Complaints about the gray market are being forwarded by the FDA to the Department of Justice for investigation.

Beyond the Gray Market

But Joel Zivot, MD, from Emory University, said the gray market is "not the real problem" but a "red herring." Dr. Zivot helped lead the ASA/Emory-sponsored Consensus Conference on the Ethics of Drug Shortages in June 2012.

Noting that gray markets are not illegal, he suggested that the term given for this alternative supply route "suggests it's something nefarious, but it's not." Instead, Dr. Zivot maintained the root of the problem lies within the complex purchasing contracts between manufacturers and groups that join together to create pricing leverage.

"There are not enough manufacturers, but there are also not enough buyers. Fewer people in the marketplace affect the supply chain," he said. "It's not a free market or a regulated market. It's the worst of both worlds."

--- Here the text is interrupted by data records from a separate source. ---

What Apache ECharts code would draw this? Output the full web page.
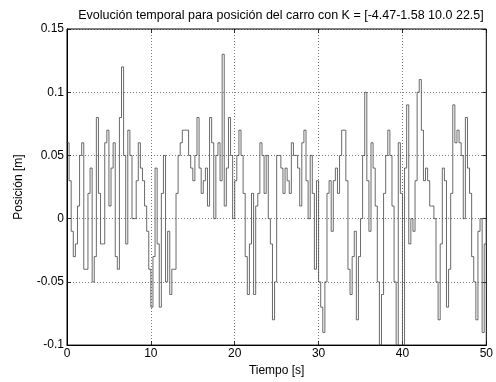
<!DOCTYPE html>
<html>
<head>
<meta charset="utf-8">
<script src="https://cdn.jsdelivr.net/npm/echarts@6/dist/echarts.min.js"></script>
<style>
  html, body { margin: 0; padding: 0; background: #fff; }
  #main { width: 496px; height: 382px; }
</style>
</head>
<body>
<div id="main"></div>
<script>
// sample step (s) and cart position
const dt = 0.25;
const posicion = [
  0.06, 0.03, -0.01, -0.03, -0.02, 0.01, 0.05, 0.06,
  -0.04, -0.04, 0.02, 0.04, -0.05, -0.03, 0.08, 0.02,
  -0.02, -0.02, 0.06, 0.07, 0.01, 0.04, 0.06, -0.03,
  -0.04, 0.08, 0.12, 0.05, -0.02, 0.07, 0.05, 0.0,
  0.0, 0.03, 0.06, 0.04, 0.03, 0.01, -0.01, -0.04,
  -0.07, -0.03, 0.04, -0.02, -0.07, 0.02, 0.05, -0.05,
  -0.01, -0.06, -0.04, -0.04, 0.02, 0.05, 0.06, 0.07,
  0.07, 0.07, 0.05, 0.04, 0.03, 0.05, 0.08, 0.04,
  0.02, 0.03, 0.04, 0.01, 0.08, 0.06, 0.0, 0.05,
  0.06, 0.03, 0.13, 0.01, 0.04, 0.08, 0.05, 0.0,
  0.03, 0.05, 0.07, 0.05, 0.02, -0.03, -0.06, -0.02,
  0.02, -0.06, 0.01, 0.02, 0.06, 0.05, 0.02, 0.05,
  0.0, -0.02, -0.08, -0.05, 0.05, 0.05, 0.04, 0.02,
  0.04, 0.03, 0.02, 0.06, 0.05, 0.05, 0.04, 0.01,
  0.06, 0.07, 0.03, 0.0, 0.05, 0.02, -0.04, 0.03,
  -0.05, -0.07, -0.09, -0.05, 0.02, 0.03, -0.01, 0.03,
  0.04, 0.02, 0.05, 0.07, 0.07, 0.03, -0.04, -0.06,
  -0.03, -0.01, -0.08, -0.03, 0.0, 0.05, 0.1, 0.03,
  -0.01, 0.06, 0.04, 0.01, -0.05, -0.1, -0.06, 0.02,
  0.05, 0.07, 0.05, 0.01, -0.05, -0.1, 0.06, 0.02,
  -0.1, 0.04, 0.09, -0.02, 0.0, -0.01, 0.03, 0.1,
  0.11, 0.07, 0.03, 0.04, 0.03, 0.01, 0.01, 0.0,
  -0.05, -0.08, -0.02, 0.04, 0.03, -0.07, -0.04, 0.02,
  0.09, 0.06, 0.07, 0.06, 0.05, 0.0, 0.08, 0.04,
  0.02, -0.03, -0.05, -0.08, -0.01, 0.0, -0.09, -0.02,
  0.0
];
const tiempo = posicion.map((_, i) => i * dt);
const xTicks = [0, 10, 20, 30, 40, 50];
const yTicks = [-0.1, -0.05, 0, 0.05, 0.1, 0.15];

const font = 'Liberation Sans, Arial, sans-serif';
const chart = echarts.init(document.getElementById('main'));

const gridLine = { show: true, lineStyle: { color: '#222', type: [1, 2], width: 0.6 } };
const tickIn = { show: true, inside: true, length: 4, lineStyle: { color: '#000', width: 0.8 } };

chart.setOption({
  animation: false,
  backgroundColor: '#fff',
  title: {
    text: 'Evolución temporal para posición del carro con K = [-4.47-1.58 10.0 22.5]',
    left: 276,
    top: 4,
    textAlign: 'center',
    textStyle: { fontFamily: font, fontSize: 12.5, fontWeight: 'normal', color: '#000' }
  },
  grid: {
    left: 67, right: 9, top: 29, bottom: 34,
    show: true, borderColor: '#000', borderWidth: 1, backgroundColor: '#fff'
  },
  xAxis: [{
    type: 'value', min: xTicks[0], max: xTicks[xTicks.length - 1], interval: 10,
    name: 'Tiempo [s]', nameLocation: 'middle', nameGap: 18,
    nameTextStyle: { fontFamily: font, fontSize: 12, color: '#000' },
    axisLine: { show: true, onZero: false, lineStyle: { color: '#000', width: 1 } },
    axisTick: tickIn,
    axisLabel: { fontFamily: font, fontSize: 12, color: '#000', margin: 3 },
    splitLine: gridLine
  }, {
    type: 'value', position: 'top', min: 0, max: 50, interval: 10,
    axisLine: { show: false, onZero: false }, axisTick: tickIn,
    axisLabel: { show: false }, splitLine: { show: false }
  }],
  yAxis: [{
    type: 'value', min: yTicks[0], max: yTicks[yTicks.length - 1], interval: 0.05,
    name: 'Posición [m]', nameLocation: 'middle', nameGap: 42,
    nameTextStyle: { fontFamily: font, fontSize: 12, color: '#000' },
    axisLine: { show: true, onZero: false, lineStyle: { color: '#000', width: 1 } },
    axisTick: tickIn,
    axisLabel: {
      fontFamily: font, fontSize: 12, color: '#000', margin: 3,
      formatter: v => String(Math.round(v * 100) / 100)
    },
    splitLine: gridLine
  }, {
    type: 'value', position: 'right', min: -0.1, max: 0.15, interval: 0.05,
    axisLine: { show: false, onZero: false }, axisTick: tickIn,
    axisLabel: { show: false }, splitLine: { show: false }
  }],
  series: [{
    type: 'line',
    step: 'end',
    data: tiempo.map((t, i) => [t, posicion[i]]),
    showSymbol: false,
    lineStyle: { color: '#444', width: 0.8 }
  }]
});
</script>
</body>
</html>
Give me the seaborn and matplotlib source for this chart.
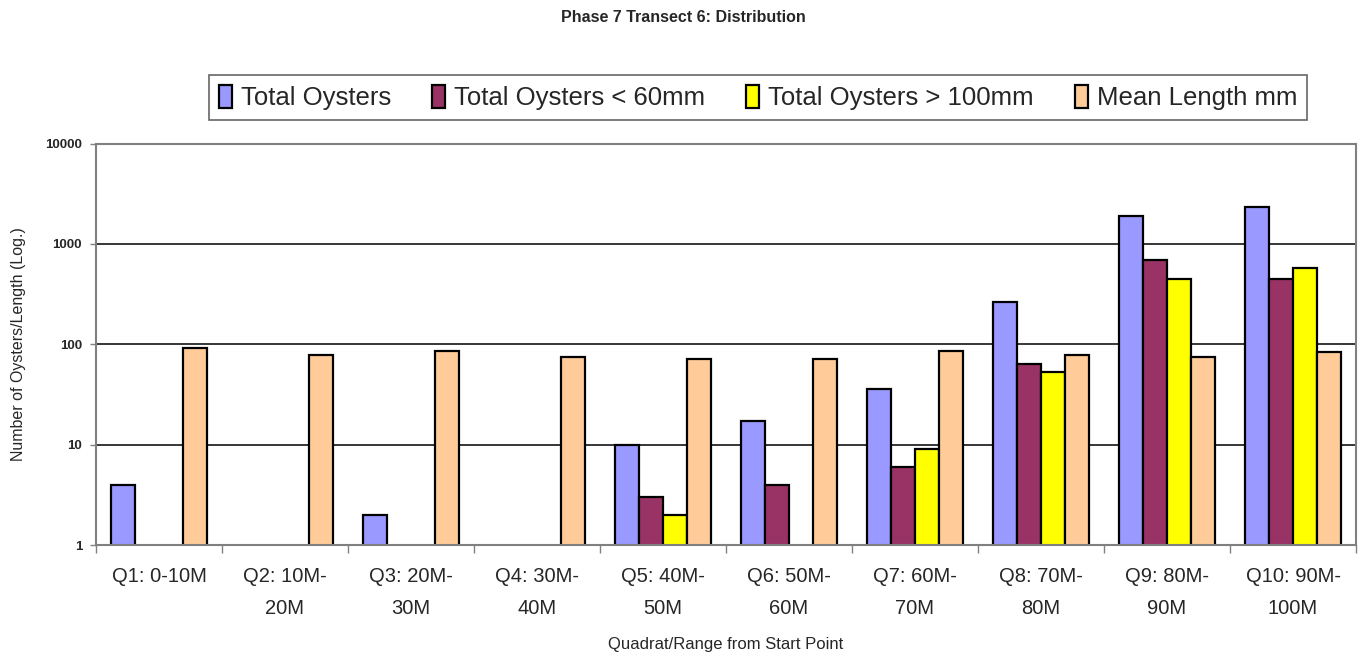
import numpy as np
import pandas as pd
import matplotlib
matplotlib.use("Agg")
import matplotlib.pyplot as plt
from matplotlib.ticker import FixedLocator, NullLocator, FixedFormatter
import seaborn as sns

# Quadrat labels along the transect
categories = ["Q1: 0-10M", "Q2: 10M-\n20M", "Q3: 20M-\n30M", "Q4: 30M-\n40M",
              "Q5: 40M-\n50M", "Q6: 50M-\n60M", "Q7: 60M-\n70M", "Q8: 70M-\n80M",
              "Q9: 80M-\n90M", "Q10: 90M-\n100M"]

series_names = ["Total Oysters", "Total Oysters < 60mm",
                "Total Oysters > 100mm", "Mean Length mm"]

total_oysters = [4, np.nan, 2, np.nan, 10, 17, 36, 266, 1905, 2344]
oysters_lt_60 = [np.nan, np.nan, np.nan, np.nan, 3, 4, 6, 63, 693, 444]
oysters_gt_100 = [np.nan, np.nan, np.nan, np.nan, 2, np.nan, 9, 53, 444, 580]
mean_length = [91, 79, 86, 75, 72, 72, 86, 79, 75, 83]

colors = ["#9999FF", "#993366", "#FFFF00", "#FFCC99"]

rows = []
for name, vals in zip(series_names,
                      [total_oysters, oysters_lt_60, oysters_gt_100, mean_length]):
    for cat, v in zip(categories, vals):
        rows.append({"Quadrat": cat, "Series": name, "Value": v})
df = pd.DataFrame(rows)

sns.set_theme(style="white")
plt.rcParams["font.family"] = ["Liberation Sans", "DejaVu Sans"]

fig = plt.figure(figsize=(13.66, 6.55), dpi=100)
ax = fig.add_axes([96 / 1366, 1 - 545 / 655, (1356 - 96) / 1366, (545 - 143.5) / 655])

ax.set_yscale("log")
sns.barplot(data=df, x="Quadrat", y="Value", hue="Series",
            order=categories, hue_order=series_names, palette=colors,
            width=0.76, dodge=True, errorbar=None, ax=ax,
            edgecolor="black", linewidth=1.6, saturation=1)

ax.set_ylim(1, 10000)
ax.set_xlim(-0.5, len(categories) - 0.5)

# Gridlines at each decade
ax.yaxis.set_major_locator(FixedLocator([1, 10, 100, 1000, 10000]))
ax.yaxis.set_major_formatter(FixedFormatter(["1", "10", "100", "1000", "10000"]))
ax.yaxis.set_minor_locator(NullLocator())
ax.grid(axis="y", which="major", color="black", linewidth=1.1)
ax.set_axisbelow(True)

# Category labels centred, tick marks on boundaries
ax.set_xticks(range(len(categories)))
ax.set_xticklabels(categories, fontsize=14.5, linespacing=1.85)
ax.set_xticks(np.arange(-0.5, len(categories), 1.0), minor=True)
ax.tick_params(axis="x", which="major", length=0, pad=16)
ax.tick_params(axis="x", which="minor", length=6, width=1, color="#808080",
               direction="out", bottom=True)
ax.tick_params(axis="y", which="major", length=4, width=1, color="#808080",
               direction="out", left=True, labelsize=9.5, pad=6)
for lbl in ax.get_yticklabels():
    lbl.set_fontweight("bold")

for side in ["left", "bottom", "top", "right"]:
    ax.spines[side].set_visible(True)
    ax.spines[side].set_color("#808080")
    ax.spines[side].set_linewidth(1.5)

ax.set_xlabel("Quadrat/Range from Start Point", fontsize=12, va="center")
ax.xaxis.set_label_coords(0.5, -100 / 401.5)
ax.set_ylabel("Number of Oysters/Length (Log.)", fontsize=11.5, labelpad=14)

fig.suptitle("Phase 7 Transect 6: Distribution", y=0.985, fontsize=11.5,
             fontweight="bold")

handles, labels = ax.get_legend_handles_labels()
leg = ax.legend(handles, labels, ncol=4, loc="center",
                bbox_to_anchor=((758 - 96) / 1260, 1 + (143.5 - 97.5) / 401.5),
                fontsize=18.5, frameon=True, fancybox=False, edgecolor="#404040",
                handlelength=0.5, handleheight=1.0, handletextpad=0.35,
                columnspacing=1.6, borderpad=0.4)
leg.get_frame().set_linewidth(1.2)

fig.savefig("out.png", dpi=100, facecolor="white")
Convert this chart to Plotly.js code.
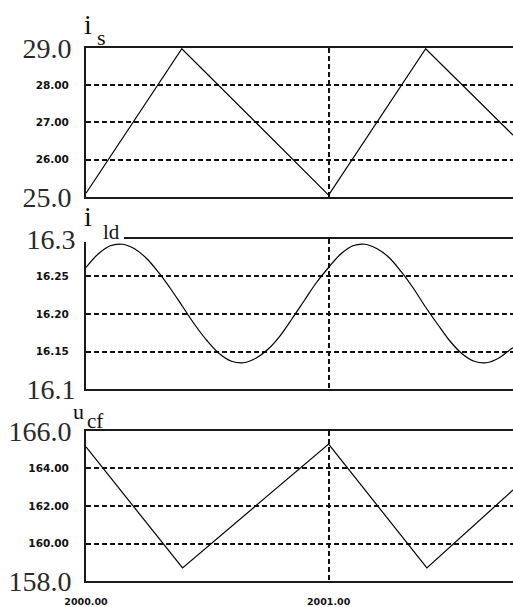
<!DOCTYPE html>
<html>
<head>
<meta charset="utf-8">
<script src="https://cdn.plot.ly/plotly-3.0.1.min.js"></script>
<style>html,body{margin:0;padding:0;background:#fff;}#chart{width:513px;height:607px;}</style>
</head>
<body>
<div id="chart"></div>
<script>
// ---- data ----
const isX = [2000.0, 2000.395, 2001.0, 2001.40, 2001.76];
const isY = [25.1, 28.98, 25.05, 28.98, 26.66];

const ildX = [2000.00, 2000.05, 2000.10, 2000.15, 2000.20, 2000.25, 2000.30, 2000.35, 2000.40, 2000.45,
              2000.50, 2000.55, 2000.60, 2000.65, 2000.70, 2000.75, 2000.80, 2000.85, 2000.90, 2000.95,
              2001.00, 2001.05, 2001.10, 2001.15, 2001.20, 2001.25, 2001.30, 2001.35, 2001.40, 2001.45,
              2001.50, 2001.55, 2001.60, 2001.65, 2001.70, 2001.75, 2001.76];
const ildY = [16.262, 16.280, 16.291, 16.293, 16.287, 16.274, 16.255, 16.233, 16.209, 16.185,
              16.164, 16.147, 16.137, 16.135, 16.141, 16.153, 16.171, 16.194, 16.218, 16.242,
              16.262, 16.280, 16.291, 16.293, 16.287, 16.275, 16.256, 16.234, 16.209, 16.186,
              16.164, 16.147, 16.137, 16.135, 16.141, 16.153, 16.155];

const ucfX = [2000.0, 2000.398, 2001.0, 2001.405, 2001.76];
const ucfY = [165.15, 158.7, 165.3, 158.7, 162.85];

const xRange = [2000, 2001.76];
const xTicks = [2000, 2001];
const xTickText = ["2000.00", "2001.00"];

const isRange = [25, 29];
const isMinorTicks = [26, 27, 28];
const isMinorText = ["26.00", "27.00", "28.00"];
const isMajorTicks = [25, 29];
const isMajorText = ["25.0", "29.0"];

const ildRange = [16.1, 16.3];
const ildMinorTicks = [16.15, 16.20, 16.25];
const ildMinorText = ["16.15", "16.20", "16.25"];
const ildMajorTicks = [16.1, 16.3];
const ildMajorText = ["16.1", "16.3"];

const ucfRange = [158, 166];
const ucfMinorTicks = [160, 162, 164];
const ucfMinorText = ["160.00", "162.00", "164.00"];
const ucfMajorTicks = [158, 166];
const ucfMajorText = ["158.0", "166.0"];

// ---- styles ----
const LINE = {color: '#000', width: 1.2};
const BORDER = '#1a1a1a';
const smallFont = {family: 'DejaVu Sans', size: 10.5, color: '#111', weight: 'bold'};
const bigFont = {family: 'Liberation Serif', size: 28, color: '#2a2a2a'};

function xAxis(anchor, showLabels) {
  return {
    anchor: anchor, domain: [0, 1], range: xRange, fixedrange: true,
    tickmode: 'array', tickvals: xTicks, ticktext: xTickText,
    showticklabels: showLabels, ticks: showLabels ? 'outside' : '', ticklen: 11,
    tickcolor: 'rgba(0,0,0,0)',
    tickfont: {family: 'DejaVu Sans', size: 9.5, color: '#111', weight: 'bold'},
    showgrid: true, gridcolor: '#111', gridwidth: 2, griddash: '5px,3px',
    showline: true, mirror: true, linecolor: BORDER, linewidth: 2,
    zeroline: false
  };
}
function ySmall(anchor, domain, range, vals, text) {
  return {
    anchor: anchor, domain: domain, range: range, fixedrange: true,
    tickmode: 'array', tickvals: vals, ticktext: text,
    ticks: 'outside', ticklen: 13, tickcolor: 'rgba(0,0,0,0)',
    tickfont: smallFont,
    showgrid: true, gridcolor: '#111', gridwidth: 2, griddash: '5px,3px',
    showline: true, linecolor: BORDER, linewidth: 2, zeroline: false
  };
}
function yBig(anchor, overlay, range, vals, text, len) {
  return {
    anchor: anchor, overlaying: overlay, side: 'left', range: range, fixedrange: true,
    tickmode: 'array', tickvals: vals, ticktext: text,
    ticks: 'outside', ticklen: len, tickcolor: 'rgba(0,0,0,0)',
    tickfont: bigFont, showgrid: false, showline: false, zeroline: false
  };
}

const d1 = [0.6755, 0.9209], d2 = [0.3591, 0.6063], d3 = [0.0428, 0.2900];

const traces = [
  {x: isX, y: isY, xaxis: 'x', yaxis: 'y', mode: 'lines', line: LINE, hoverinfo: 'skip'},
  {x: ildX, y: ildY, xaxis: 'x2', yaxis: 'y3', mode: 'lines', line: Object.assign({shape: 'spline'}, LINE), hoverinfo: 'skip'},
  {x: ucfX, y: ucfY, xaxis: 'x3', yaxis: 'y5', mode: 'lines', line: LINE, hoverinfo: 'skip'},
  // invisible traces so the overlay axes draw
  {x: [xRange[0]], y: [isRange[0]], xaxis: 'x', yaxis: 'y2', mode: 'markers', marker: {opacity: 0}, hoverinfo: 'skip'},
  {x: [xRange[0]], y: [ildRange[0]], xaxis: 'x2', yaxis: 'y4', mode: 'markers', marker: {opacity: 0}, hoverinfo: 'skip'},
  {x: [xRange[0]], y: [ucfRange[0]], xaxis: 'x3', yaxis: 'y6', mode: 'markers', marker: {opacity: 0}, hoverinfo: 'skip'}
];

function ann(text, x, y, size) {
  return {text: text, xref: 'paper', yref: 'paper', x: x, y: y, xanchor: 'center', yanchor: 'middle',
          showarrow: false, font: {family: 'Liberation Serif', size: size, color: '#111'}};
}

const layout = {
  width: 513, height: 607,
  margin: {l: 86, r: 0, t: 0, b: 0},
  paper_bgcolor: '#fff', plot_bgcolor: '#fff',
  showlegend: false,
  xaxis: xAxis('y', false),
  xaxis2: xAxis('y3', false),
  xaxis3: xAxis('y5', true),
  yaxis: ySmall('x', d1, isRange, isMinorTicks, isMinorText),
  yaxis2: yBig('x', 'y', isRange, isMajorTicks, isMajorText, 8),
  yaxis3: ySmall('x2', d2, ildRange, ildMinorTicks, ildMinorText),
  yaxis4: yBig('x2', 'y3', ildRange, ildMajorTicks, ildMajorText, 4),
  yaxis5: ySmall('x3', d3, ucfRange, ucfMinorTicks, ucfMinorText),
  yaxis6: yBig('x3', 'y5', ucfRange, ucfMajorTicks, ucfMajorText, 8),
  shapes: [
    {type: 'rect', xref: 'paper', yref: 'paper', x0: -0.006, x1: 0.089, y0: 0.6012, y1: 0.6112,
     fillcolor: '#fff', line: {width: 0}, layer: 'above'}
  ],
  annotations: [
    ann('i', 0.0047, 0.9595, 28),
    ann('s', 0.0363, 0.9390, 22),
    ann('i', 0.0047, 0.6430, 28),
    ann('ld', 0.0597, 0.6178, 21),
    ann('u', -0.0164, 0.3223, 22),
    ann('cf', 0.0211, 0.3064, 21)
  ]
};

Plotly.newPlot('chart', traces, layout, {staticPlot: true, displayModeBar: false});
</script>
</body>
</html>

Anesthesiologists Say Their Hands Are Tied

John Sconzo, MD, an anesthesiologist practicing at Glens Falls Hospital, New York, drew applause when he questioned the need to use a single vial for a single patient. "What is the data showing it is unsafe to take a 5-mg vial of midazolam and break it down for different patients? I'm talking about one physician using different syringes, not handing if off. We have been doing this for years, and it's gotten vilified. We are facing these shortages, we can't use our clinical judgment, and we are wasting drug."

Dr. Berry responded, "There are rules in place on appropriate sterile techniques to prevent catastrophic outcomes. If all goes okay you may be able to do this, but you can look in the literature and find outbreaks where prescribed infection control practices led to significant infection of patients," he said. "We have to advocate for best practice. The downside is this leads to drug wastage in a time of shortage. That's the tension we are facing."

Dr. Zivot had the final word. "We don't want to be in a situation to have to do that. Our interest is taking care of patients," he said. "The problem is that other people in this story have different interests. Being responsible stewards of a little supply and dividing that into smaller and smaller portions is not the real issue. This is a man-made problem, and it can be fixed by man, but so far it's not."

Dr. Schoenwald, Dr. Berry, Dr. Zivot, Dr. Sconzo, and Dr. Leighton and Ms. Jensen have disclosed no relevant financial relationships.

Anesthesiology 2012: American Society of Anesthesiologists (ASA) 2012 Annual Meeting. Presented October 16, 2012.